We report in situ single-molecule measurements of proton-induced double-strand breaks (DSBs) in DNA immersed in water, using real-time fluorescence tracking along the entire proton path, including the Bragg peak region. By chemically suppressing radical-mediated processes, we isolate direct DNA damage mechanisms and determine DSB cross sections as a function of depth. Near the Bragg peak, we observe a tenfold reduction in DSB cross sections in aqueous DNA compared to dry DNA, providing quantitative evidence for the protective role of water. These findings highlight the importance of intermolecular energy dissipation in mitigating radiation-induced damage in condensed biological matter, with implications for radiobiology and proton therapy modeling.

Figures (5)

• Figure 1: Principle of the in situ observation of DSB DNA fragmentation (a) A DNA solution is irradiated with 3 MeV protons up to the Bragg peak region. (b) DNA dynamics at depth z are captured via fluorescence microscopy within a 13 µm imaging depth. (c) Sequential snapshots of DNA after a 400 ms irradiation of 6,000 protons µm$^{-2}$ applied at time t = 0 s. Two T4 DNA molecules are visible, with the upper one undergoing a DSB event resulting in a multiplicity of 2.

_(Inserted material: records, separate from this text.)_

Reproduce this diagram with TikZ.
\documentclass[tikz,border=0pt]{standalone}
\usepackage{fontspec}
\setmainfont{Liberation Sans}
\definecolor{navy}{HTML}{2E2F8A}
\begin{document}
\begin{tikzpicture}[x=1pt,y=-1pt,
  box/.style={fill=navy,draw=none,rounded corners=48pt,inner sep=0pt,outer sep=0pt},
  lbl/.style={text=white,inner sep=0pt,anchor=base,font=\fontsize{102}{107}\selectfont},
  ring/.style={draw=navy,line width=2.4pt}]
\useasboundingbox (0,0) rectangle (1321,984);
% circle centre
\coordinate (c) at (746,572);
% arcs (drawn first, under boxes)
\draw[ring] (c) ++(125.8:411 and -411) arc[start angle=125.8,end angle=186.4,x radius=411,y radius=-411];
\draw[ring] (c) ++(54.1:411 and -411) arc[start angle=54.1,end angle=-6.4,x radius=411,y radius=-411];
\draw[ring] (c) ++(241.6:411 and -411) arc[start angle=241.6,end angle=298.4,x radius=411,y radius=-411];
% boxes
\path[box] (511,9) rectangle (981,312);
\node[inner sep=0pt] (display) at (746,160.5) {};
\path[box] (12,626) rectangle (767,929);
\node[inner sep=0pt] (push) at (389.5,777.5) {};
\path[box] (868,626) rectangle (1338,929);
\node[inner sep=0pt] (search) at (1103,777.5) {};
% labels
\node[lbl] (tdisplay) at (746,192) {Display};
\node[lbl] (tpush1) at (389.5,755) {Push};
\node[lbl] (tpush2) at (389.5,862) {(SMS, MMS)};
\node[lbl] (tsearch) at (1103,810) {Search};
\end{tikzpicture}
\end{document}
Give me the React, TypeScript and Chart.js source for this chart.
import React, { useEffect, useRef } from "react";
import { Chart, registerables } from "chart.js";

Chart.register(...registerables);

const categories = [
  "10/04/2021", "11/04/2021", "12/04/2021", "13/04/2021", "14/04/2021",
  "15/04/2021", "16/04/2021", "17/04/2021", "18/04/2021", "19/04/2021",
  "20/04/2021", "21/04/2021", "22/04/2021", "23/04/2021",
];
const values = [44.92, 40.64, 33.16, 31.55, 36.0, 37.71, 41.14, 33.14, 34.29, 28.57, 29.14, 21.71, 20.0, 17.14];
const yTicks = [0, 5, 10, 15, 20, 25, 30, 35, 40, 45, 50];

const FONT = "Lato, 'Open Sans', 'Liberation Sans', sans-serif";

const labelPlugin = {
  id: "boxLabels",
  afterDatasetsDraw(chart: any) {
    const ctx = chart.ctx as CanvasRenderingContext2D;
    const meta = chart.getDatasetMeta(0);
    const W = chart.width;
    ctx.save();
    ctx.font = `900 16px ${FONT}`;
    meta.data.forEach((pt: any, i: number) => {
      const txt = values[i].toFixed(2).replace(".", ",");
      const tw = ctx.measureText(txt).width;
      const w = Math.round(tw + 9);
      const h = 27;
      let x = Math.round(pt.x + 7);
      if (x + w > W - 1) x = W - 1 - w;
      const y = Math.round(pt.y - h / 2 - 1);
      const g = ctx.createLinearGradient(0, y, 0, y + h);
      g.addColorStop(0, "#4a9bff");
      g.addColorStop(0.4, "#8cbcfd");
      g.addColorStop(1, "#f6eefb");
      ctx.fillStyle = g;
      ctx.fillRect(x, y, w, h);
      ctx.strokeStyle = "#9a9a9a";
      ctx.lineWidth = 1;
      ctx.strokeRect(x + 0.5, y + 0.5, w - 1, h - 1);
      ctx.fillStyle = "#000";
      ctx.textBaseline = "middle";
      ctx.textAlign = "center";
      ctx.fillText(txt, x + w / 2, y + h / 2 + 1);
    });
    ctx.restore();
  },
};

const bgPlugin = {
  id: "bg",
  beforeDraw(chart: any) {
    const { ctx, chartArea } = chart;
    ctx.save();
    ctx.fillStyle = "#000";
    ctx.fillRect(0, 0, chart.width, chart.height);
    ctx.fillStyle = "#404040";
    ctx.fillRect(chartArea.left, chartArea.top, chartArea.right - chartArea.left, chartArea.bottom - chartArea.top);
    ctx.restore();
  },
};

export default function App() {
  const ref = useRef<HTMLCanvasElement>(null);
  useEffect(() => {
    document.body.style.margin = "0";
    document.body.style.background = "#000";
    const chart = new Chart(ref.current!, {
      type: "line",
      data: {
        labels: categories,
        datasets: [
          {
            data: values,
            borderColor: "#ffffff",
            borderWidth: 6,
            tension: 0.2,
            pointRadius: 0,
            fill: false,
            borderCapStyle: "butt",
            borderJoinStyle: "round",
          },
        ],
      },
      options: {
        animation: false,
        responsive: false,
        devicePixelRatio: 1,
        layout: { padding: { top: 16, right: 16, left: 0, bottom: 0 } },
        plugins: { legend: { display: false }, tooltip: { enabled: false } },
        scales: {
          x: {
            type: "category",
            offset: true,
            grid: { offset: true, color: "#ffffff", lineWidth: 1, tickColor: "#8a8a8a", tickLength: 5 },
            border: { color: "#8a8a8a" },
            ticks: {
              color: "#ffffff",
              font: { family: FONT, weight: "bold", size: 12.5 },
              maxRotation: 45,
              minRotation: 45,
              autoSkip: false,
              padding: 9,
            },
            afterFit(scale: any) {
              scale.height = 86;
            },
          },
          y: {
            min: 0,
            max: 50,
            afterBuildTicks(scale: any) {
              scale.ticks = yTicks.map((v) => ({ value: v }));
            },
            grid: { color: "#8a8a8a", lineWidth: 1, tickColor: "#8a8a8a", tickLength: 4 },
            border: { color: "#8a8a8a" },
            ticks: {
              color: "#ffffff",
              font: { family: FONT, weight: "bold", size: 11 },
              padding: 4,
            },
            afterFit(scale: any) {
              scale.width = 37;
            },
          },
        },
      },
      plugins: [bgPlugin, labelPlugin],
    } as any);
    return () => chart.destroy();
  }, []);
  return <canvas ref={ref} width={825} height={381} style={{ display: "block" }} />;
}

• Figure 2: Multiplicity distributions for 1.5-3 MeV proton - T4 DNA collisions in water target within the 25-90 µm depth range. Experimental results are represented by symbols. The high-density shaded areas correspond to fits using the fragmentation model with $\langle\sigma_{DSB}\rangle$=(5.4 $\pm$ 0.8)$\times$10$^{-18}$cm$^2$bp$^{-1}$. The low density shaded area provides prediction for m=1 (no fragmentation) with $\langle\sigma_{DSB}\rangle$=(10.6 $\pm$ 2.0)$\times$10$^{-18}$cm$^2$bp$^{-1}$ as expected for dry DNA.
• Figure 3: Schematic representation of the fragmentation analysis applied to four simulated events, showing: (1) random bond breaking, (2) application of size detection thresholds, and (3) resulting detected fragment multiplicities. The letters w, x, y, and z denote four distinct fragment sizes.

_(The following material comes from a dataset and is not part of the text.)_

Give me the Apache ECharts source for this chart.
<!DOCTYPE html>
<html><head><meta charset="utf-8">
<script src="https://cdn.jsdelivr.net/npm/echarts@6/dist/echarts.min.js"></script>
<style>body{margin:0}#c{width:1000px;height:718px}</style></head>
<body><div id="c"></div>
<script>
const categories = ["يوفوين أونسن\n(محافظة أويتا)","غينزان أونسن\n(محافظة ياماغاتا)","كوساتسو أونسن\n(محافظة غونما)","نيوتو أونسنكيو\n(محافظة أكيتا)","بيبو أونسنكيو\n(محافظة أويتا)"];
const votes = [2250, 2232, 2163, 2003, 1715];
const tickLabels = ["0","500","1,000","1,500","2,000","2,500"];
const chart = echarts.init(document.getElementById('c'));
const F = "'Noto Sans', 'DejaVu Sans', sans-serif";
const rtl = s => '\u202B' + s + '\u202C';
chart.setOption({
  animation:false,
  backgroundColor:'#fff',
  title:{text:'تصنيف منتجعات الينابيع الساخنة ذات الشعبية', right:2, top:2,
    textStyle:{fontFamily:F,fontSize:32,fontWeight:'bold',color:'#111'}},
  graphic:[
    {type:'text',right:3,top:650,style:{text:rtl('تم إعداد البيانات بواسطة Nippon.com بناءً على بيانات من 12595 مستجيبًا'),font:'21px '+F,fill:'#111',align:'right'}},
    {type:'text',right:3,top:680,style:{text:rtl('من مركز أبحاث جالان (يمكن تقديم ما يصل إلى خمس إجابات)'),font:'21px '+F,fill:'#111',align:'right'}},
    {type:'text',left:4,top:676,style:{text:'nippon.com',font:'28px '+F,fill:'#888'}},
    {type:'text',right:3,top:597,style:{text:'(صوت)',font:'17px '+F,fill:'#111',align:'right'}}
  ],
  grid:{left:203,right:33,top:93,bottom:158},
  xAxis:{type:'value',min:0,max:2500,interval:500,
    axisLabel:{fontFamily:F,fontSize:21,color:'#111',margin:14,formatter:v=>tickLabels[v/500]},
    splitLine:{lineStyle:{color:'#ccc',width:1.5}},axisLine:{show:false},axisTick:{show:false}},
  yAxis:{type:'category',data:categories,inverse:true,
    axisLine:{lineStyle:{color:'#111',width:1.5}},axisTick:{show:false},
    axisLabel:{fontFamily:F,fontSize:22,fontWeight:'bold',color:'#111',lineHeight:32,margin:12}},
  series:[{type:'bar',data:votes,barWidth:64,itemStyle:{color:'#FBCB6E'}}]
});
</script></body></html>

• Figure 4: Depth profile of the raw DSB cross-section over 20 µm depth intervals (blue circle) alongside the stopping power profile of 3 MeV incident protons (magenta line).

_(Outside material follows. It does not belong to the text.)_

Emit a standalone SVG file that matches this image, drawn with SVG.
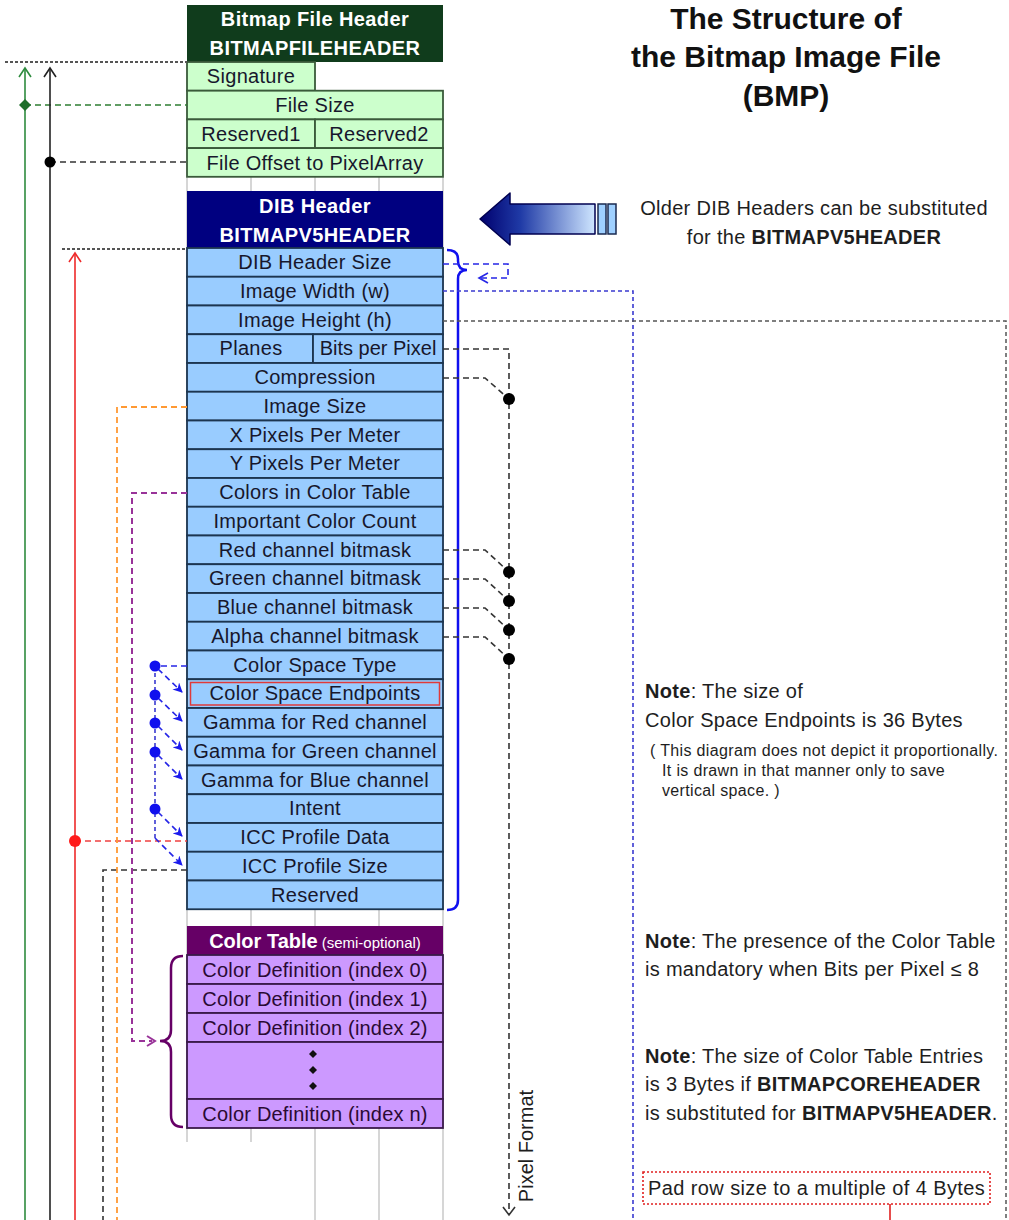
<svg xmlns="http://www.w3.org/2000/svg" width="1009" height="1220" viewBox="0 0 1009 1220">
<defs>
<style>
text{font-family:"Liberation Sans",Arial,Helvetica,sans-serif}
.row{font-size:20px;fill:#17172c;text-anchor:middle;letter-spacing:0.3px}
.prow{font-size:20px;fill:#2a0a33;text-anchor:middle;letter-spacing:0.2px}
.hd{font-size:20px;font-weight:bold;fill:#ffffff;text-anchor:middle;letter-spacing:0.4px}
.note{font-size:20px;fill:#1e1e1e;letter-spacing:0.3px}
.small{font-size:16px;fill:#1e1e1e;letter-spacing:0.35px}
.ttl{font-size:30px;font-weight:bold;fill:#111;text-anchor:middle}
.g{fill:#ccffcc;stroke:#3a5a3a;stroke-width:1.8}
.b{fill:#99ccff;stroke:#1c3550;stroke-width:1.8}
.p{fill:#cc99ff;stroke:#3a1a4a;stroke-width:1.8}
.grid{stroke:#c8c8c8;stroke-width:1.5}
.dk{fill:none;stroke:#333;stroke-width:1.6;stroke-dasharray:6 4}
.dot{fill:none;stroke:#555;stroke-width:2;stroke-dasharray:3 2}
.bl{fill:none;stroke:#2626e6;stroke-width:1.6;stroke-dasharray:6 4}
.bld{fill:none;stroke:#3a3ad0;stroke-width:1.6;stroke-dasharray:4 3}
</style>
<linearGradient id="ag" x1="0" y1="0" x2="1" y2="0">
<stop offset="0" stop-color="#00006e"/>
<stop offset="0.35" stop-color="#1f3aa6"/>
<stop offset="1" stop-color="#cfe6ff"/>
</linearGradient>
<marker id="ab" viewBox="0 0 10 10" refX="9" refY="5" markerWidth="6" markerHeight="6" orient="auto">
<path d="M0,0 L10,5 L0,10 L3,5 Z" fill="#1a1aee"/>
</marker>
</defs>
<rect width="1009" height="1220" fill="#ffffff"/>

<g id="grid">
<line class="grid" x1="187" y1="177" x2="187" y2="1142"/>
<line class="grid" x1="251" y1="177" x2="251" y2="1142"/>
<line class="grid" x1="315" y1="177" x2="315" y2="1220"/>
<line class="grid" x1="379" y1="177" x2="379" y2="1220"/>
<line class="grid" x1="443" y1="177" x2="443" y2="1220"/>
</g>

<g id="title">
<text class="ttl" x="786" y="29">The Structure of</text>
<text class="ttl" x="786" y="67">the Bitmap Image File</text>
<text class="ttl" x="786" y="106">(BMP)</text>
</g>

<g id="file-header">
<rect x="187" y="5" width="256" height="57" fill="#103c1c"/>
<text class="hd" x="315" y="26">Bitmap File Header</text>
<text class="hd" x="315" y="55">BITMAPFILEHEADER</text>
<rect class="g" x="187" y="62" width="128" height="28.7"/>
<text class="row" x="251" y="83">Signature</text>
<rect class="g" x="187" y="90.7" width="256" height="28.7"/>
<text class="row" x="315" y="112">File Size</text>
<rect class="g" x="187" y="119.4" width="128" height="28.7"/>
<rect class="g" x="315" y="119.4" width="128" height="28.7"/>
<text class="row" x="251" y="141">Reserved1</text>
<text class="row" x="379" y="141">Reserved2</text>
<rect class="g" x="187" y="148.1" width="256" height="28.7"/>
<text class="row" x="315" y="169.5">File Offset to PixelArray</text>
</g>

<g id="dib-header">
<rect x="187" y="191" width="256" height="57" fill="#000080"/>
<text class="hd" x="315" y="213">DIB Header</text>
<text class="hd" x="315" y="242">BITMAPV5HEADER</text>
<rect class="b" x="187" y="248" width="256" height="28.75"/>
<text class="row" x="315" y="269">DIB Header Size</text>
<rect class="b" x="187" y="276.75" width="256" height="28.75"/>
<text class="row" x="315" y="298">Image Width (w)</text>
<rect class="b" x="187" y="305.5" width="256" height="28.75"/>
<text class="row" x="315" y="326.5">Image Height (h)</text>
<rect class="b" x="187" y="334.25" width="126" height="28.75"/>
<rect class="b" x="313" y="334.25" width="130" height="28.75"/>
<text class="row" x="251" y="355">Planes</text>
<text class="row" x="378" y="355" style="letter-spacing:0">Bits per Pixel</text>
<rect class="b" x="187" y="363" width="256" height="28.75"/>
<text class="row" x="315" y="384">Compression</text>
<rect class="b" x="187" y="391.75" width="256" height="28.75"/>
<text class="row" x="315" y="413">Image Size</text>
<rect class="b" x="187" y="420.5" width="256" height="28.75"/>
<text class="row" x="315" y="441.5">X Pixels Per Meter</text>
<rect class="b" x="187" y="449.25" width="256" height="28.75"/>
<text class="row" x="315" y="470">Y Pixels Per Meter</text>
<rect class="b" x="187" y="478" width="256" height="28.75"/>
<text class="row" x="315" y="499">Colors in Color Table</text>
<rect class="b" x="187" y="506.75" width="256" height="28.75"/>
<text class="row" x="315" y="528">Important Color Count</text>
<rect class="b" x="187" y="535.5" width="256" height="28.75"/>
<text class="row" x="315" y="556.5">Red channel bitmask</text>
<rect class="b" x="187" y="564.25" width="256" height="28.75"/>
<text class="row" x="315" y="585">Green channel bitmask</text>
<rect class="b" x="187" y="593" width="256" height="28.75"/>
<text class="row" x="315" y="614">Blue channel bitmask</text>
<rect class="b" x="187" y="621.75" width="256" height="28.75"/>
<text class="row" x="315" y="643">Alpha channel bitmask</text>
<rect class="b" x="187" y="650.5" width="256" height="28.75"/>
<text class="row" x="315" y="671.5">Color Space Type</text>
<rect class="b" x="187" y="679.25" width="256" height="28.75"/>
<rect x="190.5" y="682.5" width="249" height="22.5" fill="none" stroke="#e03a3a" stroke-width="1.5"/>
<text class="row" x="315" y="700">Color Space Endpoints</text>
<rect class="b" x="187" y="708" width="256" height="28.75"/>
<text class="row" x="315" y="729">Gamma for Red channel</text>
<rect class="b" x="187" y="736.75" width="256" height="28.75"/>
<text class="row" x="315" y="758">Gamma for Green channel</text>
<rect class="b" x="187" y="765.5" width="256" height="28.75"/>
<text class="row" x="315" y="786.5">Gamma for Blue channel</text>
<rect class="b" x="187" y="794.25" width="256" height="28.75"/>
<text class="row" x="315" y="815">Intent</text>
<rect class="b" x="187" y="823" width="256" height="28.75"/>
<text class="row" x="315" y="844">ICC Profile Data</text>
<rect class="b" x="187" y="851.75" width="256" height="28.75"/>
<text class="row" x="315" y="873">ICC Profile Size</text>
<rect class="b" x="187" y="880.5" width="256" height="28.75"/>
<text class="row" x="315" y="901.5">Reserved</text>
</g>

<g id="color-table">
<rect x="187" y="926" width="256" height="29" fill="#660066"/>
<text x="315" y="948" text-anchor="middle" fill="#fff"><tspan font-size="20" font-weight="bold">Color Table</tspan><tspan font-size="15" dx="4">(semi-optional)</tspan></text>
<rect class="p" x="187" y="955" width="256" height="29"/>
<text class="prow" x="315" y="977">Color Definition (index 0)</text>
<rect class="p" x="187" y="984" width="256" height="29"/>
<text class="prow" x="315" y="1006">Color Definition (index 1)</text>
<rect class="p" x="187" y="1013" width="256" height="29"/>
<text class="prow" x="315" y="1035">Color Definition (index 2)</text>
<rect class="p" x="187" y="1042" width="256" height="57"/>
<path d="M313,1050 l4,4 l-4,4 l-4,-4 Z M313,1066 l4,4 l-4,4 l-4,-4 Z M313,1082 l4,4 l-4,4 l-4,-4 Z" fill="#111"/>
<rect class="p" x="187" y="1099" width="256" height="29"/>
<text class="prow" x="315" y="1121">Color Definition (index n)</text>
</g>

<g id="substitute-arrow">
<path d="M480,219 L510,193 L510,204 L595,204 L595,234 L510,234 L510,245 Z" fill="url(#ag)" stroke="#000050" stroke-width="1.5" stroke-linejoin="round"/>
<rect x="598" y="204" width="8" height="30" fill="#9fd0ff" stroke="#1a2a50" stroke-width="1.5"/>
<rect x="608" y="204" width="8" height="30" fill="#9fd0ff" stroke="#1a2a50" stroke-width="1.5"/>
<text class="note" x="814" y="215" text-anchor="middle">Older DIB Headers can be substituted</text>
<text class="note" x="814" y="244" text-anchor="middle">for the <tspan font-weight="bold">BITMAPV5HEADER</tspan></text>
</g>

<g id="notes">
<text class="note" x="645" y="698"><tspan font-weight="bold">Note</tspan>: The size of</text>
<text class="note" x="645" y="727">Color Space Endpoints is 36 Bytes</text>
<text class="small" x="650" y="756">( This diagram does not depict it proportionally.</text>
<text class="small" x="662" y="776">It is drawn in that manner only to save</text>
<text class="small" x="662" y="796">vertical space. )</text>
<text class="note" x="645" y="948"><tspan font-weight="bold">Note</tspan>: The presence of the Color Table</text>
<text class="note" x="645" y="976">is mandatory when Bits per Pixel ≤ 8</text>
<text class="note" x="645" y="1063"><tspan font-weight="bold">Note</tspan>: The size of Color Table Entries</text>
<text class="note" x="645" y="1091">is 3 Bytes if <tspan font-weight="bold">BITMAPCOREHEADER</tspan></text>
<text class="note" x="645" y="1120">is substituted for <tspan font-weight="bold">BITMAPV5HEADER</tspan>.</text>
<rect x="643" y="1172" width="347" height="32" fill="none" stroke="#e02020" stroke-width="1.6" stroke-dasharray="2 2"/>
<text class="note" x="648" y="1195" style="letter-spacing:0.4px">Pad row size to a multiple of 4 Bytes</text>
<text x="533" y="1146" transform="rotate(-90 533 1146)" text-anchor="middle" font-size="20" fill="#1e1e1e">Pixel Format</text>
</g>

<g id="connectors">
<line class="dot" x1="5" y1="62" x2="187" y2="62"/>
<line class="dot" x1="62" y1="249" x2="187" y2="249"/>
<line x1="25" y1="68" x2="25" y2="1220" stroke="#2e8b3e" stroke-width="1.6"/>
<polyline points="19,77 25,68 31,77" fill="none" stroke="#2e8b3e" stroke-width="1.6"/>
<line x1="25" y1="105" x2="187" y2="105" stroke="#2e7d32" stroke-width="1.6" stroke-dasharray="6 4"/>
<path d="M25,99 L31,105 L25,111 L19,105 Z" fill="#1e6e2a"/>
<line x1="50" y1="68" x2="50" y2="1220" stroke="#222" stroke-width="1.6"/>
<polyline points="44,77 50,68 56,77" fill="none" stroke="#222" stroke-width="1.6"/>
<line class="dk" x1="50" y1="162" x2="187" y2="162"/>
<circle cx="50" cy="162" r="5.5" fill="#000"/>
<line x1="75" y1="253" x2="75" y2="1220" stroke="#ee2a2a" stroke-width="1.6"/>
<polyline points="69,262 75,253 81,262" fill="none" stroke="#ee2a2a" stroke-width="1.6"/>
<line x1="75" y1="841" x2="187" y2="841" stroke="#f04040" stroke-width="1.6" stroke-dasharray="6 4"/>
<circle cx="75" cy="841" r="6" fill="#ff1a1a"/>
<path class="dk" d="M187,870 H103 V1220" stroke="#444"/>
<path d="M187,407 H117 V1220" fill="none" stroke="#ff9933" stroke-width="1.8" stroke-dasharray="6 4"/>
<path d="M187,493 H132 V1041 H152" fill="none" stroke="#993399" stroke-width="2" stroke-dasharray="6 4"/>
<polyline points="147,1036 155,1041 147,1046" fill="none" stroke="#993399" stroke-width="2"/>
<path d="M183,956 Q171,956 171,968 L171,1030 Q171,1041 160,1041 Q171,1041 171,1052 L171,1115 Q171,1127 183,1127" fill="none" stroke="#660066" stroke-width="2.5"/>
<path d="M447,250 Q458,250 458,259 L458,261 Q458,270 467,270 Q458,270 458,279 L458,900 Q458,910 447,910" fill="none" stroke="#1010ee" stroke-width="2.5"/>
<path class="bl" d="M443,264 H508 V278 H480"/>
<polyline points="488,273 479,278 488,283" fill="none" stroke="#2626e6" stroke-width="1.6"/>
<path class="bld" d="M443,291 H633 V1220"/>
<path d="M443,321 H1006 V1220" fill="none" stroke="#555" stroke-width="1.5" stroke-dasharray="4 3"/>
<path class="dk" d="M443,349 H509 V1214"/>
<polyline points="503,1207 509,1215 515,1207" fill="none" stroke="#333" stroke-width="1.6"/>
<path class="dk" d="M443,378 H485 L509,399"/>
<path class="dk" d="M443,550 H485 L509,572"/>
<path class="dk" d="M443,579 H485 L509,601"/>
<path class="dk" d="M443,608 H485 L509,630"/>
<path class="dk" d="M443,637 H485 L509,659"/>
<circle cx="509" cy="399" r="6" fill="#000"/>
<circle cx="509" cy="572" r="6" fill="#000"/>
<circle cx="509" cy="601" r="6" fill="#000"/>
<circle cx="509" cy="630" r="6" fill="#000"/>
<circle cx="509" cy="659" r="6" fill="#000"/>
<line x1="890" y1="1204" x2="890" y2="1220" stroke="#e02020" stroke-width="1.6"/>
<line class="bl" x1="187" y1="666" x2="155" y2="666"/>
<path class="bld" d="M155,666 V838"/>
<line class="bl" x1="158" y1="669" x2="182" y2="692" marker-end="url(#ab)"/>
<line class="bl" x1="158" y1="698" x2="182" y2="721" marker-end="url(#ab)"/>
<line class="bl" x1="158" y1="726" x2="182" y2="750" marker-end="url(#ab)"/>
<line class="bl" x1="158" y1="755" x2="182" y2="779" marker-end="url(#ab)"/>
<line class="bl" x1="158" y1="812" x2="182" y2="836" marker-end="url(#ab)"/>
<path class="bl" d="M155,838 L182,865" marker-end="url(#ab)"/>
<circle cx="155" cy="666" r="5.5" fill="#1010ee"/>
<circle cx="155" cy="695" r="5.5" fill="#1010ee"/>
<circle cx="155" cy="723" r="5.5" fill="#1010ee"/>
<circle cx="155" cy="752" r="5.5" fill="#1010ee"/>
<circle cx="155" cy="809" r="5.5" fill="#1010ee"/>
</g>
</svg>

• Figure 5: Depth profile of the unfolded DSB cross-sections for DNA in the water target (blue circle). DSB cross-sections for dry (isolated) DNA are shown as red souici2017single and green beaudier2024quantitative circles. Proton energies used to measure these larger cross-sections are converted into depths within the water ziegler2010srim, considering a proton energy of 3 MeV at the entrance face of the target.